Protests in Baltimore over the Freddie Gray's unexplained death while in police custody from a fatal spine injury are turning violent. As usual, authorities blame outsiders for the violence, a spurious claim.
In a press conference Saturday, Baltimore Mayor Stephanie Rawlings-Blake said the city "gave those who wished to destroy space to do that as well." Today, her spokesperson insisted the mayor didn't mean she give room for vandals to destroy, but that in providing space for peaceful protests, space is inevitably provided, too, for rioters. Another spurious claim.
Nevertheless, it ought to go without saying that assaulting residents and destroying residential or commercial property has nothing to do with the cause of police reform. Perhaps the destruction of police property does, and there's been a bit of that too. Authorities say at least seven cops have been injured so far.
The protests turned violent this weekend, about a week after Freddie Gray's death. Initially protests were exclusively peaceful. But at that time, the police union compared protesters to a "lynch mob" because some protesters were allegedly calling for the six officers involved in Gray's arrest, who have been suspended with pay, to be "imprisoned immediately." The union, of course, insisted there had been no criminal wrongdoing on the part of the officers.

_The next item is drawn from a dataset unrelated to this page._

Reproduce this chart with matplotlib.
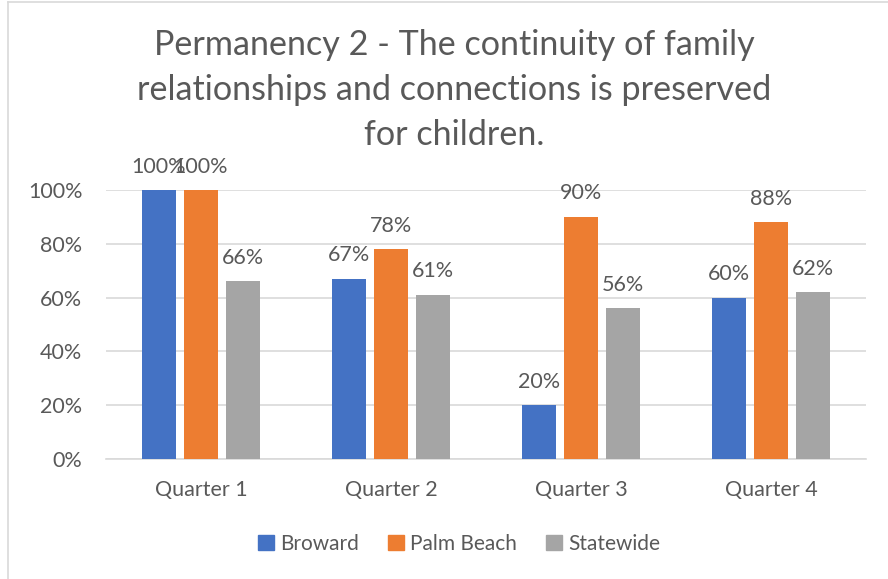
import numpy as np
import matplotlib.pyplot as plt
from matplotlib.lines import Line2D

# Data
quarters = ["Quarter 1", "Quarter 2", "Quarter 3", "Quarter 4"]
broward = [1.00, 0.67, 0.20, 0.60]
palm_beach = [1.00, 0.78, 0.90, 0.88]
statewide = [0.66, 0.61, 0.56, 0.62]
series_names = ["Broward", "Palm Beach", "Statewide"]
colors = ["#4472C4", "#ED7D31", "#A5A5A5"]

plt.rcParams['font.family'] = ['Lato', 'DejaVu Sans']
txt = '#595959'

fig = plt.figure(figsize=(8.88, 5.79), dpi=100)
ax = fig.add_axes([106/888, 1 - 459/579, 760/888, 269/579])

x = np.arange(len(quarters))
width = 0.174
step = 0.221
for i, (vals, name, c) in enumerate(zip([broward, palm_beach, statewide], series_names, colors)):
    pos = x + (i - 1) * step
    ax.bar(pos, vals, width, color=c, label=name, zorder=3)
    for px, v in zip(pos, vals):
        ax.text(px, v + 0.05, f"{v*100:.0f}%", ha='center', va='bottom',
                fontsize=15.5, color=txt, clip_on=False)

ax.set_xlim(-0.5, 3.5)
ax.set_ylim(0, 1)
ax.set_yticks(np.arange(0, 1.01, 0.2))
ax.set_yticklabels([f"{int(t*100)}%" for t in np.arange(0, 1.01, 0.2)])
ax.set_xticks(x)
ax.set_xticklabels(quarters)
ax.tick_params(axis='both', length=0, labelsize=15.5, colors=txt)
ax.tick_params(axis='y', pad=17)
ax.tick_params(axis='x', pad=15)
ax.grid(axis='y', color='#D9D9D9', linewidth=1.2, zorder=0)
for s in ['top', 'right', 'left']:
    ax.spines[s].set_visible(False)
ax.spines['bottom'].set_color('#D9D9D9')
ax.spines['bottom'].set_linewidth(1.2)

fig.suptitle("Permanency 2 - The continuity of family\nrelationships and connections is preserved\nfor children.",
             x=454/888, y=1 - 29/579, fontsize=24.6, color=txt, va='top', linespacing=1.5)

handles = [plt.Rectangle((0, 0), 1, 1, color=c) for c in colors]
fig.legend(handles, series_names, loc='center', bbox_to_anchor=(459/888, 1 - 544/579),
           ncol=3, frameon=False, fontsize=15, labelcolor=txt, handlelength=0.75,
           handleheight=0.75, handletextpad=0.3, columnspacing=1.4)

# chart frame
fig.add_artist(Line2D([8/888, 8/888], [0, 1 - 2/579], color='#D9D9D9', linewidth=1.2))
fig.add_artist(Line2D([8/888, 1], [1 - 2/579, 1 - 2/579], color='#D9D9D9', linewidth=1.2))

fig.savefig("out.png", dpi=100)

Yet there are still few answers as to why Gray died. Those who could provide answers—the six cops involved—have union privileges that protect them from answering questions about Gray's death immediately. In fact they have 10 days to do so. It's a frustrating reality. Someone is dead and the people who could be responsible, and who are in fact charged with enforcing the law on the rest of us, aren't having the law enforced on them in the same way. Not only that, but after someone died while in their custody, they continue to draw paychecks paid for by city taxpayers.
None of this justifies violence against residents or the destruction of personal or commercial property, but it should provide some perspective as to why there's so much anger. That anger, in turn, provides cover to the kind of element that would enjoy a good riot whether or not that anger existed. There are people who would riot given any excuse—it's why riots are so common after sports championships, and the kind of anger elicited by the total lack of accountability for the death of Freddie Gray provides similar cover.
Incidents of police violence tend to become so controversial because of the lack of accountability and transparency even when the incidents may not be questionable. In many jurisdictions, thanks to union and other protections, it's very difficult to fire a cop.
Last year, a former Baltimore police officer sued the police department for allegedly failing to protect him when he tried to report a fellow officer for brutality. The city of Baltimore hasn't acknowledged a problem exists but is instead fighting the allegations in court. City council meetings about the Baltimore police tend to be full of complaints about the police department. Baltimore's political leaders insist they are improving the police department and have in the past been resentful of residents who question that claim.
But the city is limited in what it can do to improve its police department, largely because of the union rules protecting cops. It took three years (!) for the department to be able to fire a cop who berated a teenaged skateboarder in an incident caught on video.
Are the six officers who arrested Freddie Gray criminally responsible for his death? That's up to a judge and jury to decide. But the absence of a conviction should not preclude termination. Baltimore's mayor appeared to claim police-community relations were improving prior to Gray's death. That's doubtful. Firing the cops involved in his death, rather than giving them a paid vacation, could go a long way to improving those relations. Union protections prevent it. Requiring the cops involved in Gray's death to answer investigators' questions immediately might've gone a long way to prevent today's violence. Union protections prevent it.
The union called peaceful protesters a "lynch mob" days before the first protester hurled the first rock at a Baltimore cop. How much has the Baltimore police union contributed to the current situation in Baltimore. And if police union rules prevent the city from dismissing bad cops or cops whose actions harm police-community relations, aren't they a threat to public safety?